The same is true for the term dollar. The illusion of money which has been fostered on just about the entire populous is that a piece of printed paper has some kind of inherent value. Since a dollar is a measurement, we need to know what we have a dollar of—gold, silver, copper, nickel, tin? It makes a difference. 

However, in reality, we have a dollar of nothing. In fact, when one dissects what the dollar is, we’re actually trading debt. We’re actually giving someone a debt, owed to the Federal Reserve, in exchange for goods and services. 

In unpacking this, I first need to explain what a tender is. Referring back to the example of barter I made earlier, let’s suppose I offered you five bushels of wheat in exchange for one sheep. The bushels of wheat are the tender I’m making for the exchange. In other countries, you often haggle with merchants over the price. They ask for an overly inflated price and you make a lower tender. They counter with a lower price and you negotiate until you tender a price they accept.

In other words, a tender is an offer of payment. If we translate what the Federal Reserve Note is saying, it literally means, “this promise to pay (note) is a legal offer of payment.” It isn’t a payment, it’s an offer of payment and the payment is a note, which is a promise to pay. Confusing? It’s intended to be because it’s a deception and it gets worse because Federal Reserve Notes are not put into circulation, they are loaned into circulation. 

Debt Slavery

What this means is that every dollar you have is not a note, it is actually a bill. When you get a bill in the mail are you getting a promise to receive something or a notice that you need to pay something? We all know that a bill is a paper that says you owe something, right? So, that’s why they are called dollar bills. 

You have to realize that the Federal Reserve Notes you hold aren’t your property. They belong to the Federal Reserve. They were loaned into circulation, which means they are owed back to the Federal Reserve. What’s worse, they were loaned with interest. 

This means that all the money in circulation is owed to the Federal Reserve with interest. The problem is, that if everyone returned all the paper money to the Federal Reserve, they would still owe the interest to the Federal Reserve. But how could the debt ever be repaid, then? It can’t because the total amount of debt owed to the Federal Reserve exceeds the total amount of Federal Reserve Notes in circulation. As I was writing this a quick internet search revealed that there are about 1.5 billion in Federal Reserve Notes in circulation and 55 trillion dollars in public and private debt. 

This means that there simply isn’t enough paper money in the entire country to even begin to pay all the debt. Thus, the only way to keep the economy afloat is to continue to inflate the money supply and loan more money into existence creating more debt and higher prices. This has been called debt slavery. 

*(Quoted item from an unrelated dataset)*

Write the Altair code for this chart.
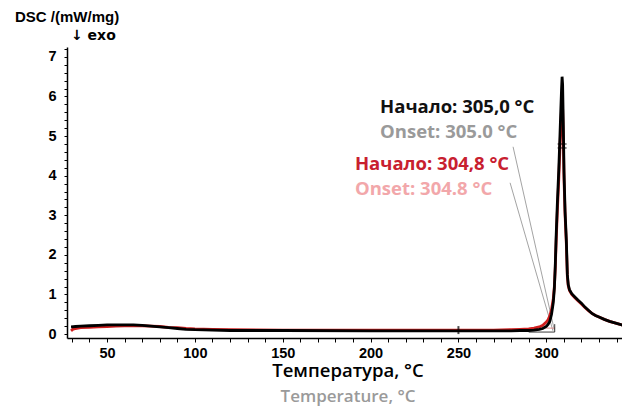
import altair as alt
import pandas as pd

# ---- data ----
t_black = [29.5, 32, 35, 40, 45, 50, 55, 60, 65, 70, 75, 80, 85, 90, 95, 100, 110, 120, 150,
           200, 250, 270, 280, 285, 290, 293, 296, 298, 300, 301, 302, 303, 304, 304.6, 305.1,
           305.6, 306.3, 307.1, 307.7, 308.3, 308.7, 309.0, 309.3, 309.7, 310.1, 310.7, 311.4,
           312.0, 312.5, 313.2, 314.5, 316, 318, 320, 322, 324, 326, 328, 330, 333, 336, 340,
           343, 346]
d_black = [0.18, 0.19, 0.20, 0.21, 0.22, 0.23, 0.23, 0.23, 0.23, 0.22, 0.20, 0.18, 0.16, 0.14,
           0.12, 0.11, 0.10, 0.09, 0.09, 0.08, 0.08, 0.08, 0.08, 0.09, 0.09, 0.10, 0.12, 0.14,
           0.19, 0.24, 0.32, 0.50, 0.80, 1.15, 1.70, 2.45, 3.30, 4.14, 4.90, 5.70, 6.20, 6.50,
           6.30, 5.30, 4.10, 3.10, 2.40, 1.50, 1.25, 1.12, 1.02, 0.95, 0.86, 0.78, 0.68, 0.60,
           0.52, 0.47, 0.43, 0.37, 0.32, 0.27, 0.23, 0.20]

t_red = [29.5, 30.5, 32, 35, 40, 45, 50, 55, 60, 65, 70, 75, 80, 85, 90, 95, 100, 110, 120, 150,
         200, 250, 270, 280, 285, 290, 293, 296, 298, 300, 301, 302, 303, 304, 304.6, 305.1,
         305.6, 306.3, 307.1, 307.7, 308.3, 308.7, 309.0, 309.3, 309.7, 310.1, 310.7, 311.4,
         312.0, 312.5, 313.2, 314.5, 316, 318, 320, 322, 324, 326, 328, 330, 333, 336, 340,
         343, 346]
d_red = [0.08, 0.12, 0.14, 0.16, 0.17, 0.18, 0.19, 0.20, 0.21, 0.21, 0.21, 0.20, 0.19, 0.17,
         0.16, 0.14, 0.13, 0.12, 0.11, 0.10, 0.10, 0.10, 0.10, 0.11, 0.12, 0.13, 0.15, 0.18,
         0.22, 0.30, 0.36, 0.46, 0.62, 0.90, 1.20, 1.65, 2.30, 3.10, 3.90, 4.60, 5.30, 5.70,
         5.85, 5.70, 4.90, 3.90, 3.00, 2.30, 1.45, 1.22, 1.10, 1.00, 0.93, 0.84, 0.76, 0.67,
         0.59, 0.52, 0.47, 0.43, 0.37, 0.32, 0.27, 0.23, 0.21]

# onset construction lines
tangent_id = ["a", "a", "b", "b"]
tangent_t = [281.1, 304.6, 279.4, 303.8]
tangent_d = [4.73, 0.10, 3.82, 0.08]

base_black_t = [290, 304.8, 304.8]
base_black_d = [0.05, 0.05, 0.25]
base_pink_t = [292, 305.0]
base_pink_d = [0.15, 0.15]

# annotations
ann_text = ["Начало: 305,0 °C", "Onset: 305.0 °C", "Начало: 304,8 °C", "Onset: 304.8 °C"]
ann_t = [205.4, 205.4, 191.1, 191.1]
ann_d = [5.585, 4.953, 4.145, 3.513]
ann_color = ["#111111", "#9a9a9a", "#c8202f", "#f2a7aa"]

# small break markers
mark_h_t = [309.0, 309.0]
mark_h_d = [4.70, 4.80]
mark_v_t = [250.0]
mark_v_d = [0.10]

x_ticks = [30, 40, 50, 60, 70, 80, 90, 100, 110, 120, 130, 140, 150, 160, 170, 180, 190, 200,
           210, 220, 230, 240, 250, 260, 270, 280, 290, 300, 310, 320, 330, 340]
y_ticks = [0.0, 0.2, 0.4, 0.6, 0.8, 1.0, 1.2, 1.4, 1.6, 1.8, 2.0, 2.2, 2.4, 2.6, 2.8, 3.0, 3.2,
           3.4, 3.6, 3.8, 4.0, 4.2, 4.4, 4.6, 4.8, 5.0, 5.2, 5.4, 5.6, 5.8, 6.0, 6.2, 6.4, 6.6,
           6.8, 7.0, 7.2]

x_title = "Температура, °C"
x_subtitle = "Temperature, °C"
y_title = "DSC /(mW/mg)"
y_sub = "↓ exo"

W, H = 555, 291
xs = alt.Scale(domain=[27.2, 343.1], nice=False, zero=False)
ys = alt.Scale(domain=[-0.1, 7.25], nice=False, zero=False)

x_axis = alt.Axis(values=x_ticks, tickCount=len(x_ticks) + 5,
                  labelExpr="datum.value % 50 === 0 ? datum.label : ''",
                  title=None, grid=False, tickSize=4, labelPadding=4, domainColor="black",
                  tickColor="black", domainWidth=1.5, labelFont="Liberation Sans",
                  labelFontWeight="bold", labelFontSize=14.5, labelColor="black",
                  labelOverlap=False, labelBound=False, labelFlush=False)
y_axis = alt.Axis(values=y_ticks, tickCount=len(y_ticks) + 5,
                  labelExpr="abs(datum.value - round(datum.value)) < 0.001 ? format(datum.value, 'd') : ''",
                  title=None, grid=False, tickSize=3, labelPadding=8, domainColor="black",
                  tickColor="black", domainWidth=1.5, labelFont="Liberation Sans",
                  labelFontWeight="bold", labelFontSize=14.5, labelColor="black",
                  labelOverlap=False, labelBound=False, labelFlush=False)

X = alt.X("t:Q", scale=xs, axis=x_axis)
Y = alt.Y("d:Q", scale=ys, axis=y_axis)

df_black = pd.DataFrame({"t": t_black, "d": d_black})
df_red = pd.DataFrame({"t": t_red, "d": d_red})

red_line = alt.Chart(df_red).mark_line(color="#d11f1f", strokeWidth=2.8, clip=True).encode(
    x=X, y=Y, order="t:Q"
)
black_line = alt.Chart(df_black).mark_line(color="#000000", strokeWidth=2.8, clip=True).encode(
    x=X, y=Y, order="t:Q"
)

df_tan = pd.DataFrame({"id": tangent_id, "t": tangent_t, "d": tangent_d})
tangents = alt.Chart(df_tan).mark_line(color="#8c8c8c", strokeWidth=0.8).encode(
    x=X, y=Y, detail="id:N"
)
df_bb = pd.DataFrame({"t": base_black_t, "d": base_black_d, "o": [0, 1, 2]})
base_black = alt.Chart(df_bb).mark_line(color="#222222", strokeWidth=0.9).encode(
    x=X, y=Y, order="o:Q"
)
df_bp = pd.DataFrame({"t": base_pink_t, "d": base_pink_d})
base_pink = alt.Chart(df_bp).mark_line(color="#d98a8a", strokeWidth=1.0).encode(x=X, y=Y)

df_mh = pd.DataFrame({"t": mark_h_t, "d": mark_h_d})
marks_h = alt.Chart(df_mh).mark_tick(orient="horizontal", size=9, thickness=1.3, color="black").encode(
    x=X, y=Y
)
df_mv = pd.DataFrame({"t": mark_v_t, "d": mark_v_d})
marks_v = alt.Chart(df_mv).mark_tick(orient="vertical", size=8, thickness=2, color="black").encode(
    x=X, y=Y
)

df_ann = pd.DataFrame({"t": ann_t, "d": ann_d, "txt": ann_text, "c": ann_color})
annotations = alt.Chart(df_ann).mark_text(
    align="left", baseline="alphabetic", font="Open Sans", fontSize=18.5, fontWeight="bold"
).encode(
    x=X, y=Y, text="txt:N", color=alt.Color("c:N", scale=None)
)

def label(txt, x, y, size, weight, color, font, align="left"):
    return alt.Chart(pd.DataFrame({"s": [txt]})).mark_text(
        align=align, baseline="alphabetic", font=font, fontSize=size, fontWeight=weight,
        color=color
    ).encode(text="s:N", x=alt.value(x), y=alt.value(y))

t1 = label(x_title, 281, 330, 18.5, 600, "#000000", "Open Sans", "center")
t2 = label(x_subtitle, 281, 355, 17, 600, "#9a9a9a", "Open Sans", "center")
t3 = label(y_title, -52, -25, 15, "bold", "#000000", "Liberation Sans")
t4 = label(y_sub, 4, -7, 14, "bold", "#000000", "DejaVu Sans")

chart = alt.layer(
    tangents, base_pink, base_black, red_line, black_line, marks_h, marks_v, annotations,
    t1, t2, t3, t4
).properties(
    width=W, height=H,
    autosize=alt.AutoSizeParams(type="none"),
    padding={"left": 59, "top": 39, "right": 0, "bottom": 68},
    background="white",
).configure_view(stroke=None)

chart.save("out.html", embed_options={"renderer": "svg", "actions": False})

Once you understand this, you will readily see why the rich get richer and the poor get poorer. You can also readily see why the entire system is an immoral scam. 

The Capitalistic Banking System is Immoral

Just think about it. If you had $100 in gold coins and were able to issue promissory notes as loans for $1,000 worth of loans based on your $100 worth of gold coins, you’d really have a racket going, wouldn’t you? Let’s also imagine that at some point your racket starts to be exposed because you can’t redeem all the notes. So, with the force of government backing you, you’re able to say, nobody has a right to your gold, they just need to accept your notes as money. Now, you can create money out of thin air and put it into circulation as much as you like (maybe with a little government oversight, but that’s not a big problem since the government borrows from you, too). 

When put in this light, we can readily see that the entire system is immoral and unfair. It completely violates the principle of honest weights and measures and a free market where people can honestly exchange goods and services. Just on that basis alone the entire system could be taken down and replaced with an honest one anytime the people woke up and realized what was being done to them. I believe the real solutions lie in a return to Old Testament principles of common law, which I discuss in the next chapter.